Furthermore, previously unknown veridical information received during the "transcendent" part of the NDE (e.g. meeting deceased relatives) is frequently later verified. For example, a man saw and interacted with an apparently deceased person and later found out the man was his biological father who had died in the holocaust (van Lommel, 2010, pp. 32-33).

Since the perceived events in fact occurred or accurately conveyed previously unknown information, one cannot conclude that NDE perceptions are hallucinations. If some parts of the NDE events were perceived accurately, where do the NDE perceptions become unreal? If a patient accurately describes the details of operating room events while he had no heart beat or blood pressure, at what point did the other parts of his experience (the tunnel and light) become an hallucination?

Eben Alexander's experience included both veridical perceptions and an episode of "ICU psychosis". During his recovery, he experienced intense delusions and very vivid dreams but both were completely different from the "astonishing clarity and vibrant richness—the ultra-reality" of his NDE (Alexander, 2012, pp. 117-118). His NDE memories are consonant with the results of this study but point out the stark difference between true hallucinations and NDE memories. The finding that NDE memories contain both more emotional and self-referential information than other target memories is more likely due to the hyperreal and veridical qualities of the experience than vice versa.

The second assumption, that NDE phenomena are neurophysiologically determined, is not consistent with the full spectrum of NDE cases. A number of physiological factors are generally cited in explanations of NDEs (Greyson et al., 2009). None of these factors is adequate to explain NDE phenomena, because (1) the reported physiologically-caused experiences bear only a slight resemblance to NDEs, (2) many NDEs occur under conditions without the suggested physiological factor, and/or (3) in cases where the physiological factor is present, NDEs are not reported in even a large percent of cases.

Furthermore, many NDEs occur during cardiac arrest which results in complete cessation of blood flow to the brain. In these cases, heightened, lucid awareness and thought processes are reported, the same kind of experiences as are remembered by patients in this study (van Lommel, 2010, pp. 159–176). In these NDEs, neurophysiological causes of the core components of the NDE could not have occurred because the brain was not functioning. Veridical perceptions of the onset of resuscitation efforts also establish the time of the experience to be when the brain had no electrical activity.

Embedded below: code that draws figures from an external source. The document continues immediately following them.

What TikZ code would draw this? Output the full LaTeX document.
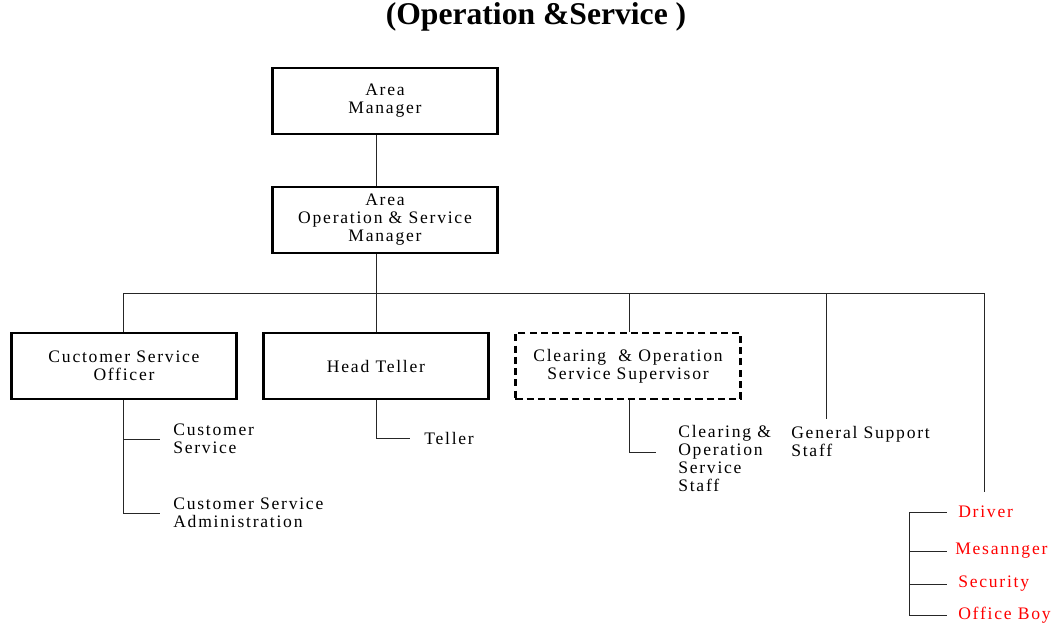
\documentclass[tikz,border=0pt]{standalone}
\usepackage{fontspec}
\setmainfont{Liberation Serif}[LetterSpace=10]
\newfontfamily\headfont{Liberation Serif}
\usetikzlibrary{positioning}

\begin{document}
\begin{tikzpicture}
  [x=0.025cm,y=-0.025cm,
   every node/.style={font=\fontsize{12.5}{12.8}\selectfont,inner sep=0pt},
   box/.style={draw,line width=2pt,minimum width=5.625cm,minimum height=1.65cm,align=center},
   dbox/.style={box,dash pattern=on 5pt off 3pt},
   item/.style={anchor=west,align=left},
   reditem/.style={item,text=red},
   link/.style={draw=black!85,line width=0.7pt}]
  \useasboundingbox (0,0) rectangle (1059,624);

  % title
  \node[font=\headfont\bfseries\fontsize{22.5}{26}\selectfont,anchor=base] (title) at (536,25) {(Operation \&Service )};

  % boxes
  \node[box] (am) at (385,101) {Area\\Manager};
  \node[box] (aosm) at (385,220) {Area\\Operation \& Service\\Manager};
  \node[box] (cso) at (124,366) {Cuctomer Service\\Officer};
  \node[box] (ht) at (376,366) {Head Teller};
  \node[dbox] (csos) at (628,366) {Clearing \ \& Operation\\Service Supervisor};

  % staff
  \node[item] (cs) at (173,439) {Customer\\Service};
  \node[item] (csa) at (173,513) {Customer Service\\Administration};
  \node[item] (tl) at (424,438) {Teller};
  \node[item] (cost) at (678,458) {Clearing \&\\Operation\\Service\\Staff};
  \node[item] (gs) at (791,441) {General Support\\Staff};
  \node[reditem] (dr) at (958,512) {Driver};
  \node[reditem] (ms) at (955,551) {Mesannger};
  \node[reditem] (sc) at (958,584) {Security};
  \node[reditem] (ob) at (958,615) {Office Boy};

  % bus
  \coordinate (top) at (376,293);
  \coordinate (b1) at (123,293);
  \coordinate (b3) at (629,293);
  \coordinate (b4) at (826,293);
  \coordinate (b5) at (984,293);
  \coordinate (b4e) at (826,419);
  \coordinate (b5e) at (984,492);
  \coordinate (c3) at (656,452);
  \coordinate (rs) at (909,512);

  \path[link] (am.south -| top) -- (aosm.north -| top);
  \path[link] (aosm.south -| top) -- (top);
  \path[link] (b1) -- (b5);
  \path[link] (b1) -- (cso.north -| b1);
  \path[link] (top) -- (ht.north);
  \path[link] (b3) -- (csos.north -| b3);
  \path[link] (b4) -- (b4e);
  \path[link] (b5) -- (b5e);

  % branches
  \path[link] (cso.south -| b1) -- (b1 |- csa.west);
  \path[link,shorten >=0.325cm] (b1 |- cs.west) -- (cs.west);
  \path[link,shorten >=0.325cm] (b1 |- csa.west) -- (csa.west);
  \path[link,shorten >=0.35cm] (ht.south) |- (tl.west);
  \path[link] (csos.south -| b3) |- (c3);

  \path[link] (rs) -- (rs |- ob.west);
  \path[link,shorten >=0.275cm] (rs |- dr.west) -- (dr.west);
  \path[link,shorten >=0.2cm] (rs |- ms.west) -- (ms.west);
  \path[link,shorten >=0.275cm] (rs |- sc.west) -- (sc.west);
  \path[link,shorten >=0.275cm] (rs |- ob.west) -- (ob.west);
\end{tikzpicture}
\end{document}
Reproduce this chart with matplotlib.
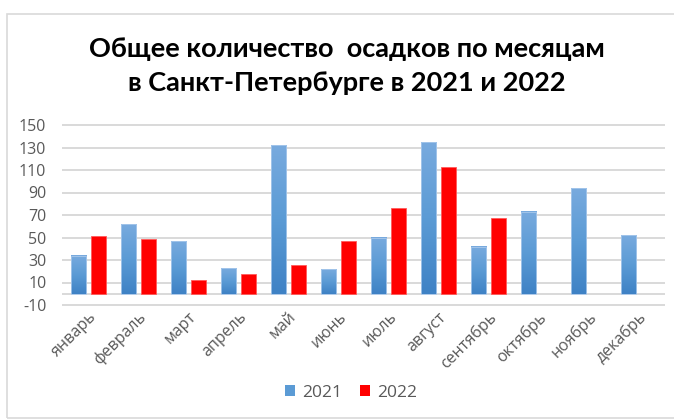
import numpy as np
import matplotlib
matplotlib.use("Agg")
import matplotlib.pyplot as plt
from matplotlib.colors import LinearSegmentedColormap
from matplotlib.patches import Rectangle, Patch
import matplotlib.transforms as mtransforms

months = ["январь", "февраль", "март", "апрель", "май", "июнь",
          "июль", "август", "сентябрь", "октябрь", "ноябрь", "декабрь"]
rain_2021 = [34, 62, 47, 23, 132, 22, 50, 135, 42, 73, 94, 52]
rain_2022 = [51, 49, 12, 18, 26, 47, 76, 113, 67, None, None, None]
y_ticks = [-10, 10, 30, 50, 70, 90, 110, 130, 150]
series_names = ["2021", "2022"]
title_lines = ["Общее количество  осадков по месяцам",
               "в Санкт-Петербурге в 2021 и 2022"]

W, H = 674, 420
fig = plt.figure(figsize=(W / 100, H / 100), dpi=100)
plt.rcParams["font.family"] = ["Open Sans", "DejaVu Sans"]

grid_c = "#d9d9d9"
text_c = "#595959"
blue = "#5b9bd5"
red = "#ff0000"

# outer chart frame
fig.patches.append(Rectangle((7 / W, 2 / H), 1.2, (418 - 14) / H,
                             transform=fig.transFigure, fill=False,
                             edgecolor=grid_c, linewidth=1.2))

ax = fig.add_axes([63 / W, 1 - 305 / H, (664 - 63) / W, 180 / H])
ax.set_xlim(-0.5, len(months) - 0.5)
ax.set_ylim(-10, 150)
for s in ax.spines.values():
    s.set_visible(False)

for v in y_ticks + [0]:
    ax.axhline(v, color=grid_c, linewidth=1.4, zorder=0, clip_on=False)

x = np.arange(len(months))
bw = 0.3
off = 0.2

grad = LinearSegmentedColormap.from_list("g", ["#3f82c5", "#5b9bd5", "#78aade"])
grad_img = np.linspace(0, 1, 64).reshape(-1, 1)

for i, v in enumerate(rain_2021):
    x0 = x[i] - off - bw / 2
    ax.imshow(grad_img, cmap=grad, origin="lower", aspect="auto",
              extent=[x0, x0 + bw, 0, v], zorder=2, interpolation="bilinear")
    ax.add_patch(Rectangle((x0, 0), bw, v, fill=False,
                           edgecolor="#a9c9ec", linewidth=0.6, zorder=3))

for i, v in enumerate(rain_2022):
    if v is None:
        continue
    ax.bar(x[i] + off, v, width=bw, color=red, edgecolor="#ff5a5a",
           linewidth=0.6, zorder=2)

ax.set_xlim(-0.5, len(months) - 0.5)
ax.set_ylim(-10, 150)
ax.set_yticks(y_ticks)
ax.set_yticklabels([str(t) for t in y_ticks], color=text_c, fontsize=11.5)
ax.tick_params(axis="y", length=0, pad=12)
ax.set_xticks(x)
ax.set_xticklabels(months, rotation=45, ha="right", va="top",
                   rotation_mode="anchor", color=text_c, fontsize=11.5)
shift = mtransforms.ScaledTranslation(3 / 100, 0, fig.dpi_scale_trans)
for lab in ax.get_xticklabels():
    lab.set_transform(lab.get_transform() + shift)
ax.tick_params(axis="x", length=0, pad=3)

for k, yy in enumerate([49, 83]):
    fig.text(347 / W, 1 - yy / H, title_lines[k], ha="center", va="center",
             fontsize=19.5, fontweight="bold", family=["Lato", "DejaVu Sans"])

handles = [Patch(facecolor=blue, edgecolor="none"),
           Patch(facecolor=red, edgecolor="none")]
fig.legend(handles, series_names, loc="center", ncol=2,
           bbox_to_anchor=(351 / W, 1 - 393 / H), frameon=False,
           handlelength=0.6, handleheight=0.6, handletextpad=0.4,
           columnspacing=1.0, labelcolor=text_c, fontsize=12.5)

fig.savefig("out.png", dpi=100)
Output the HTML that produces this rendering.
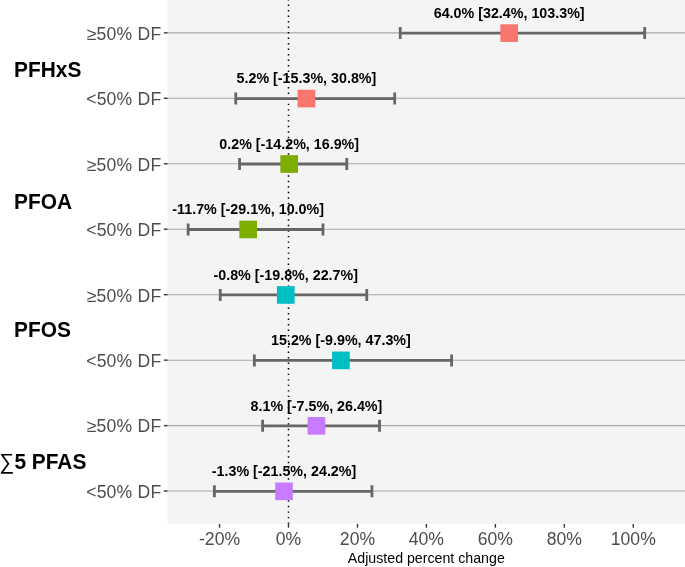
<!DOCTYPE html>
<html><head><meta charset="utf-8"><style>
html,body{margin:0;padding:0;background:#fff;width:685px;height:567px;overflow:hidden}
svg{display:block;will-change:transform;font-family:"Liberation Sans",sans-serif}
</style></head><body>
<svg width="685" height="567" viewBox="0 0 685 567">
<rect x="167.6" y="0" width="517.4" height="524.0" fill="#F4F4F4"/>
<line x1="167.6" y1="32.85" x2="685" y2="32.85" stroke="#A8A8A8" stroke-width="1.05"/>
<line x1="167.6" y1="98.31" x2="685" y2="98.31" stroke="#A8A8A8" stroke-width="1.05"/>
<line x1="167.6" y1="163.77" x2="685" y2="163.77" stroke="#A8A8A8" stroke-width="1.05"/>
<line x1="167.6" y1="229.23" x2="685" y2="229.23" stroke="#A8A8A8" stroke-width="1.05"/>
<line x1="167.6" y1="294.69" x2="685" y2="294.69" stroke="#A8A8A8" stroke-width="1.05"/>
<line x1="167.6" y1="360.15" x2="685" y2="360.15" stroke="#A8A8A8" stroke-width="1.05"/>
<line x1="167.6" y1="425.61" x2="685" y2="425.61" stroke="#A8A8A8" stroke-width="1.05"/>
<line x1="167.6" y1="491.07" x2="685" y2="491.07" stroke="#A8A8A8" stroke-width="1.05"/>
<line x1="288.50" y1="524.0" x2="288.50" y2="0" stroke="#000" stroke-width="1.5" stroke-dasharray="1.45 4.06" stroke-dashoffset="-0.15"/>
<path d="M400.22,33.10H644.68M400.22,27.10V39.10M644.68,27.10V39.10" stroke="#666666" stroke-width="2.8" fill="none"/>
<path d="M235.75,98.56H394.70M235.75,92.56V104.56M394.70,92.56V104.56" stroke="#666666" stroke-width="2.8" fill="none"/>
<path d="M239.54,164.02H346.77M239.54,158.02V170.02M346.77,158.02V170.02" stroke="#666666" stroke-width="2.8" fill="none"/>
<path d="M188.16,229.48H322.98M188.16,223.48V235.48M322.98,223.48V235.48" stroke="#666666" stroke-width="2.8" fill="none"/>
<path d="M220.23,294.94H366.77M220.23,288.94V300.94M366.77,288.94V300.94" stroke="#666666" stroke-width="2.8" fill="none"/>
<path d="M254.36,360.40H451.59M254.36,354.40V366.40M451.59,354.40V366.40" stroke="#666666" stroke-width="2.8" fill="none"/>
<path d="M262.64,425.86H379.53M262.64,419.86V431.86M379.53,419.86V431.86" stroke="#666666" stroke-width="2.8" fill="none"/>
<path d="M214.37,491.32H371.94M214.37,485.32V497.32M371.94,485.32V497.32" stroke="#666666" stroke-width="2.8" fill="none"/>
<rect x="500.35" y="24.28" width="17.65" height="17.65" fill="#F8766D"/>
<rect x="297.60" y="89.73" width="17.65" height="17.65" fill="#F8766D"/>
<rect x="280.36" y="155.19" width="17.65" height="17.65" fill="#7CAE00"/>
<rect x="239.33" y="220.66" width="17.65" height="17.65" fill="#7CAE00"/>
<rect x="276.92" y="286.12" width="17.65" height="17.65" fill="#00BFC4"/>
<rect x="332.08" y="351.57" width="17.65" height="17.65" fill="#00BFC4"/>
<rect x="307.60" y="417.04" width="17.65" height="17.65" fill="#C77CFF"/>
<rect x="275.19" y="482.50" width="17.65" height="17.65" fill="#C77CFF"/>
<text transform="translate(509.17,17.90) scale(1,1.03)" text-anchor="middle" font-weight="bold" font-size="14.3">64.0% [32.4%, 103.3%]</text>
<text transform="translate(306.43,83.36) scale(1,1.03)" text-anchor="middle" font-weight="bold" font-size="14.3">5.2% [-15.3%, 30.8%]</text>
<text transform="translate(289.19,148.82) scale(1,1.03)" text-anchor="middle" font-weight="bold" font-size="14.3">0.2% [-14.2%, 16.9%]</text>
<text transform="translate(248.16,214.28) scale(1,1.03)" text-anchor="middle" font-weight="bold" font-size="14.3">-11.7% [-29.1%, 10.0%]</text>
<text transform="translate(285.74,279.74) scale(1,1.03)" text-anchor="middle" font-weight="bold" font-size="14.3">-0.8% [-19.8%, 22.7%]</text>
<text transform="translate(340.91,345.20) scale(1,1.03)" text-anchor="middle" font-weight="bold" font-size="14.3">15.2% [-9.9%, 47.3%]</text>
<text transform="translate(316.43,410.66) scale(1,1.03)" text-anchor="middle" font-weight="bold" font-size="14.3">8.1% [-7.5%, 26.4%]</text>
<text transform="translate(284.02,476.12) scale(1,1.03)" text-anchor="middle" font-weight="bold" font-size="14.3">-1.3% [-21.5%, 24.2%]</text>
<line x1="163.90" y1="32.85" x2="167.6" y2="32.85" stroke="#333333" stroke-width="1.4"/>
<text x="161.4" y="39.70" text-anchor="end" letter-spacing="0.2" font-size="17.6" fill="#4D4D4D">≥50% DF</text>
<line x1="163.90" y1="98.31" x2="167.6" y2="98.31" stroke="#333333" stroke-width="1.4"/>
<text x="161.4" y="105.16" text-anchor="end" letter-spacing="0.2" font-size="17.6" fill="#4D4D4D">&lt;50% DF</text>
<line x1="163.90" y1="163.77" x2="167.6" y2="163.77" stroke="#333333" stroke-width="1.4"/>
<text x="161.4" y="170.62" text-anchor="end" letter-spacing="0.2" font-size="17.6" fill="#4D4D4D">≥50% DF</text>
<line x1="163.90" y1="229.23" x2="167.6" y2="229.23" stroke="#333333" stroke-width="1.4"/>
<text x="161.4" y="236.08" text-anchor="end" letter-spacing="0.2" font-size="17.6" fill="#4D4D4D">&lt;50% DF</text>
<line x1="163.90" y1="294.69" x2="167.6" y2="294.69" stroke="#333333" stroke-width="1.4"/>
<text x="161.4" y="301.54" text-anchor="end" letter-spacing="0.2" font-size="17.6" fill="#4D4D4D">≥50% DF</text>
<line x1="163.90" y1="360.15" x2="167.6" y2="360.15" stroke="#333333" stroke-width="1.4"/>
<text x="161.4" y="367.00" text-anchor="end" letter-spacing="0.2" font-size="17.6" fill="#4D4D4D">&lt;50% DF</text>
<line x1="163.90" y1="425.61" x2="167.6" y2="425.61" stroke="#333333" stroke-width="1.4"/>
<text x="161.4" y="432.46" text-anchor="end" letter-spacing="0.2" font-size="17.6" fill="#4D4D4D">≥50% DF</text>
<line x1="163.90" y1="491.07" x2="167.6" y2="491.07" stroke="#333333" stroke-width="1.4"/>
<text x="161.4" y="497.92" text-anchor="end" letter-spacing="0.2" font-size="17.6" fill="#4D4D4D">&lt;50% DF</text>
<line x1="219.54" y1="524.0" x2="219.54" y2="527.70" stroke="#333333" stroke-width="1.4"/>
<text x="219.54" y="544.5" text-anchor="middle" font-size="17.6" fill="#4D4D4D">-20%</text>
<line x1="288.50" y1="524.0" x2="288.50" y2="527.70" stroke="#333333" stroke-width="1.4"/>
<text x="288.50" y="544.5" text-anchor="middle" font-size="17.6" fill="#4D4D4D">0%</text>
<line x1="357.46" y1="524.0" x2="357.46" y2="527.70" stroke="#333333" stroke-width="1.4"/>
<text x="357.46" y="544.5" text-anchor="middle" font-size="17.6" fill="#4D4D4D">20%</text>
<line x1="426.42" y1="524.0" x2="426.42" y2="527.70" stroke="#333333" stroke-width="1.4"/>
<text x="426.42" y="544.5" text-anchor="middle" font-size="17.6" fill="#4D4D4D">40%</text>
<line x1="495.38" y1="524.0" x2="495.38" y2="527.70" stroke="#333333" stroke-width="1.4"/>
<text x="495.38" y="544.5" text-anchor="middle" font-size="17.6" fill="#4D4D4D">60%</text>
<line x1="564.34" y1="524.0" x2="564.34" y2="527.70" stroke="#333333" stroke-width="1.4"/>
<text x="564.34" y="544.5" text-anchor="middle" font-size="17.6" fill="#4D4D4D">80%</text>
<line x1="633.30" y1="524.0" x2="633.30" y2="527.70" stroke="#333333" stroke-width="1.4"/>
<text x="633.30" y="544.5" text-anchor="middle" font-size="17.6" fill="#4D4D4D">100%</text>
<text x="426.30" y="563.0" text-anchor="middle" font-size="14.2">Adjusted percent change</text>
<text transform="translate(14.0,77.0) scale(1,1.055)" font-size="20.9" font-weight="bold">PFHxS</text>
<text transform="translate(14.0,208.6) scale(1,1.055)" font-size="20.9" font-weight="bold">PFOA</text>
<text transform="translate(14.0,337.0) scale(1,1.055)" font-size="20.9" font-weight="bold">PFOS</text>
<text transform="translate(-0.5,469.0) scale(1,1.055)" font-size="20.9" font-weight="bold"><tspan font-weight="normal">∑</tspan>5 PFAS</text>
</svg>
</body></html>
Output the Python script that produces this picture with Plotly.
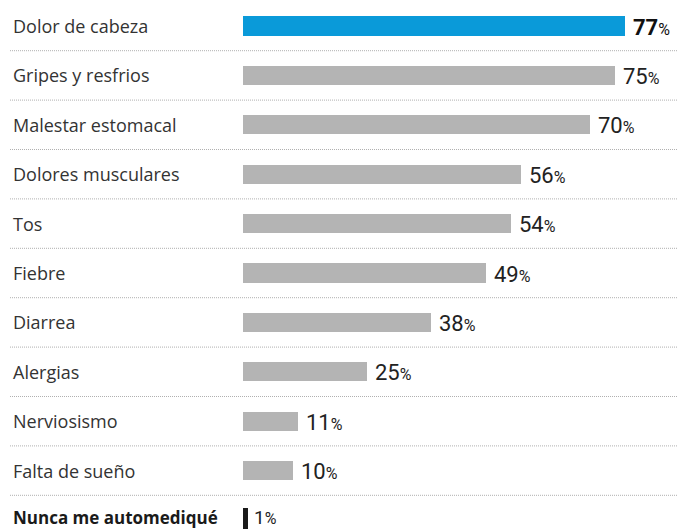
import plotly.graph_objects as go

categories = ["Dolor de cabeza", "Gripes y resfrios", "Malestar estomacal",
              "Dolores musculares", "Tos", "Fiebre", "Diarrea", "Alergias",
              "Nerviosismo", "Falta de sueño", "Nunca me automediqué"]
values = [77, 75, 70, 56, 54, 49, 38, 25, 11, 10, 1]
colors = ["#0a9ad9"] + ["#b4b4b4"] * 9 + ["#1a1a1a"]

W, H = 677, 529
x0px = 243
pxper = 4.96
row0 = 26
rowh = 49.4

n = len(categories)
ypos = list(range(n))

fig = go.Figure(go.Bar(
    x=values, y=ypos, orientation="h",
    marker=dict(color=colors, line=dict(width=0)),
    width=[0.385] * (n - 1) + [0.5],
    hoverinfo="skip",
))

annotations = []
shapes = []
for i, (c, v) in enumerate(zip(categories, values)):
    last = i == n - 1
    annotations.append(dict(
        x=11 / W, xref="paper", y=i, yref="y", xanchor="left", yanchor="middle",
        text=(f"<b>{c}</b>" if last else c), showarrow=False,
        yshift=3 if last else 0,
        font=dict(family="Open Sans", size=17 if last else 18,
                  color="#1a1a1a" if last else "#333333"),
    ))
    if i == 0:
        num = f"<b>{v}</b>"
        col = "#111111"
    else:
        num = f"{v}"
        col = "#222222"
    annotations.append(dict(
        x=v, xref="x", y=i, yref="y", xanchor="left", yanchor="middle",
        xshift=6 if not last else 4, yshift=-1 if not last else 3,
        text=f"{num}<span style='font-size:16px'>%</span>", showarrow=False,
        font=dict(family="Roboto", size=22 if not last else 19, color=col),
    ))
    if i < n - 1:
        shapes.append(dict(
            type="line", xref="paper", yref="y", x0=10 / W, x1=1,
            y0=i + 0.5, y1=i + 0.5,
            line=dict(color="#b0b0b0", width=1, dash="1px,1px"),
        ))

ytop = -row0 / rowh
ybot = (H - row0) / rowh

fig.update_layout(
    width=W, height=H,
    margin=dict(l=0, r=0, t=0, b=0),
    paper_bgcolor="white", plot_bgcolor="white",
    showlegend=False,
    xaxis=dict(domain=[x0px / W, 1], range=[0, (W - x0px) / pxper],
               visible=False, fixedrange=True),
    yaxis=dict(range=[ybot, ytop], visible=False, fixedrange=True),
    annotations=annotations,
    shapes=shapes,
    bargap=0,
)

fig.write_html("out.html")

Robert Mays, NDE researcher


  • Alexander, Eben (2012). Proof of Heaven: A neurosurgeon's journey into the afterlife. New York: Simon & Schuster.
  • Greyson, B., Kelly, E. W., & Kelly, E. F. (2009). Explanatory models for near-death experiences. In J. M. Holden, B. Greyson, & D. James (Eds.), The Handbook of Near-Death Experiences: Thirty years of investigation (pp. 213–234). Santa Barbara, CA: Praeger Publishers.
  • Holden, Janice M. (2009). Veridical perception in near-death experiences. In J. M. Holden, B. Greyson & D. James (Eds.), The Handbook of Near-Death Experiences: Thirty years of investigation (pp. 185–211). Santa Barbara, CA: Praeger Publishers.
  • Thonnard M, Charland-Verville V, Brédart S, Dehon H, Ledoux D, et al. (2013) Characteristics of Near-Death Experiences Memories as Compared to Real and Imagined Events Memories. PLoS ONE 8(3): e57620. doi:10.1371/journal.pone.0057620.
  • van Lommel, P. (2010). Consciousness beyond life: The science of the near-death experience. New York: HarperCollins.